Quest, when I was leaving Sammy's our arm wrestling waitress asked me if you are single. I reply yes,an outstanding student at MSU,loves the outdoors and is on his own. She then says there is a cutie wanting to meet you. Her name is Denise! I think next week meeting NEEDS to be at Sammys on Jolly with Quest as guest of honor. Denise is a cutie and you don't need any special lines. Dave


----------



## quest32a (Sep 25, 2001)

sounds good, we just won't let craig come along. i might end up getting slapped if i take his advice


----------



## Craig M (May 17, 2000)

Hey, hey, hey... Be nice. Sorry I missed it last night. As soon as I got home, the wife told me about a camper she saw for sale. Anyway, we went to look at it and it appears that we are going making the purchase. Let the hunting and fishing trips begin!!!


----------



## pmwiggler (Feb 23, 2002)

Flannelfish.. you aren't leading quest astray are you? I hope so. Sorry I haven't been making meets but I am at the cottage. River high and stained. More rain this morning. Talked to a quide that does well usually but zero so far for the day. I hope to get in river today, hopefully better next week.


----------



## treehunter2 (Feb 7, 2001)

i was there at 8;00 didn't find anybody till next time


----------



## quest32a (Sep 25, 2001)

dave and i must have missed you then, we left around 730 or so, i hadn't seen you preivous post until i came home last night. 
john


----------



## quest32a (Sep 25, 2001)

any intrest this week??? it is so nice i may go fishing but if other people are intrested i will go. if no one posts by wed night ill try and make some kind of decision.


----------



## Craig M (May 17, 2000)

Johnny & Split, I'll be there if the interest is there.


----------



## quest32a (Sep 25, 2001)

sounds good, i guess i have to meet some waitress so im thinking sammys at about 530??????? unless some fish come a calling


----------



## Craig M (May 17, 2000)

Flannelfish,

I found out who's in love with little Johnny.... Ask him about Heather. 
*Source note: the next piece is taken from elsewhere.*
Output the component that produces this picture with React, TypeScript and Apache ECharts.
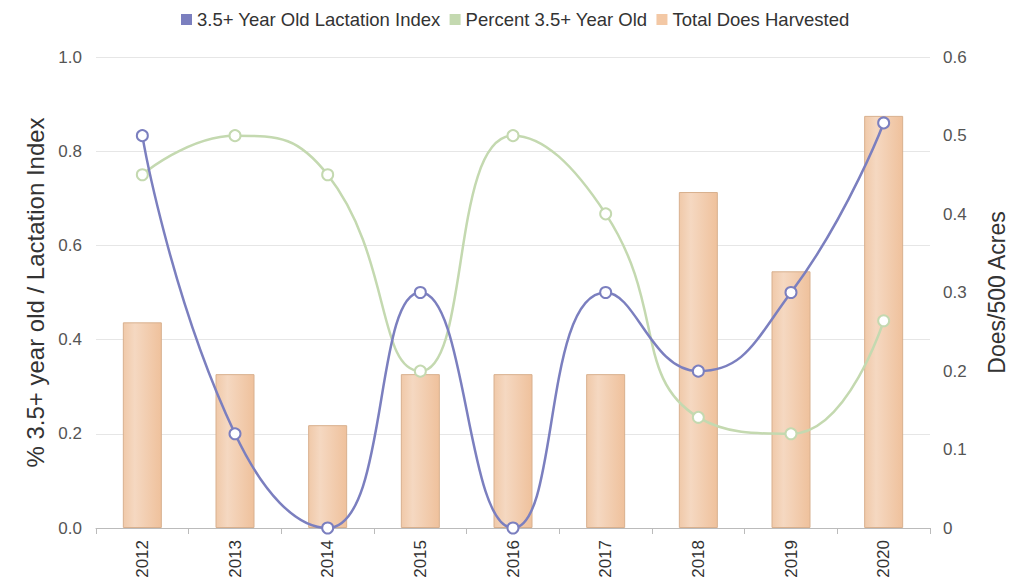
import React, { useEffect, useRef } from "react";
import * as echarts from "echarts";

const years = ["2012", "2013", "2014", "2015", "2016", "2017", "2018", "2019", "2020"];
const lactationIndex = [0.833, 0.2, 0, 0.5, 0, 0.5, 0.333, 0.5, 0.86];
const percentOld = [0.75, 0.833, 0.75, 0.333, 0.833, 0.667, 0.235, 0.2, 0.44];
const doesHarvested = [0.262, 0.196, 0.131, 0.196, 0.196, 0.196, 0.428, 0.327, 0.525];

const FONT = "'Liberation Sans', Arial, sans-serif";
const PURPLE = "#7b7fbf";
const GREEN = "#c4d9b0";
const ORANGE = "#f3c8a5";

export default function App() {
  const ref = useRef<HTMLDivElement>(null);
  useEffect(() => {
    if (!ref.current) return;
    const chart = echarts.init(ref.current, undefined, { renderer: "svg" });
    chart.setOption({
      animation: false,
      textStyle: { fontFamily: FONT },
      legend: {
        top: 5,
        left: 176,
        itemWidth: 11,
        itemHeight: 11,
        itemGap: 9,
        icon: "rect",
        textStyle: { fontSize: 18.5, color: "#333", fontFamily: FONT },
        data: [
          { name: "3.5+ Year Old Lactation Index", itemStyle: { color: PURPLE, borderWidth: 0 } },
          { name: "Percent 3.5+ Year Old", itemStyle: { color: GREEN, borderWidth: 0 } },
          { name: "Total Does Harvested", itemStyle: { color: ORANGE, borderWidth: 0 } },
        ],
      },
      grid: { left: 96, right: 79, top: 57, bottom: 58, containLabel: false, outerBoundsMode: "none" },
      xAxis: {
        type: "category",
        data: years,
        boundaryGap: true,
        axisLine: { lineStyle: { color: "#bbbbbb", width: 1 } },
        axisTick: { show: true, alignWithLabel: false, length: 6, lineStyle: { color: "#bbbbbb" } },
        axisLabel: { rotate: 90, fontSize: 17, color: "#333", margin: 12, fontFamily: FONT },
      },
      yAxis: [
        {
          type: "value",
          min: 0,
          max: 1,
          interval: 0.2,
          name: "% 3.5+ year old / Lactation Index",
          nameLocation: "middle",
          nameRotate: 90,
          nameGap: 47,
          nameTextStyle: { fontSize: 24, color: "#333", fontFamily: FONT },
          axisLine: { show: false },
          axisTick: { show: false },
          axisLabel: { fontSize: 17, color: "#555", margin: 14, formatter: (v: number) => v.toFixed(1) },
          splitLine: { lineStyle: { color: "#e6e6e6", width: 1 } },
        },
        {
          type: "value",
          min: 0,
          max: 0.6,
          interval: 0.1,
          position: "right",
          name: "Does/500 Acres",
          nameLocation: "middle",
          nameRotate: 90,
          nameGap: 55,
          nameTextStyle: { fontSize: 23, color: "#333", fontFamily: FONT },
          axisLine: { show: false },
          axisTick: { show: false },
          axisLabel: {
            fontSize: 17,
            color: "#555",
            margin: 13,
            formatter: (v: number) => (v === 0 ? "0" : v.toFixed(1)),
          },
          splitLine: { show: false },
        },
      ],
      series: [
        {
          name: "Total Does Harvested",
          type: "bar",
          yAxisIndex: 1,
          data: doesHarvested,
          barWidth: 39,
          itemStyle: {
            color: new echarts.graphic.LinearGradient(0, 0, 1, 0, [
              { offset: 0, color: "#f0c9a9" },
              { offset: 0.3, color: "#f5d8c1" },
              { offset: 1, color: "#efc19c" },
            ]),
            borderColor: "#d8b08e",
            borderWidth: 1,
          },
          z: 1,
        },
        {
          name: "3.5+ Year Old Lactation Index",
          type: "line",
          yAxisIndex: 0,
          data: lactationIndex,
          smooth: 0.5,
          symbol: "circle",
          symbolSize: 11,
          color: PURPLE,
          lineStyle: { color: PURPLE, width: 2.5 },
          itemStyle: { color: "#ffffff", borderColor: PURPLE, borderWidth: 2 },
          z: 3,
        },
        {
          name: "Percent 3.5+ Year Old",
          type: "line",
          yAxisIndex: 0,
          data: percentOld,
          smooth: 0.5,
          symbol: "circle",
          symbolSize: 11,
          color: GREEN,
          lineStyle: { color: GREEN, width: 2.5 },
          itemStyle: { color: "#ffffff", borderColor: GREEN, borderWidth: 2 },
          z: 2,
        },
      ],
    });
    return () => chart.dispose();
  }, []);
  return <div ref={ref} style={{ width: 1009, height: 586, position: "absolute", left: 0, top: 0 }} />;
}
Sorry Johnny, had to spill the beans! 

By the way, where was everyone tonight?


----------



## quest32a (Sep 25, 2001)

its alright craig, everyone else was probably out fishing. 
go figure


----------



## Craig M (May 17, 2000)

Moe than likely. More "pop" for us and a Heather for you....


----------



## quest32a (Sep 25, 2001)

........................................


----------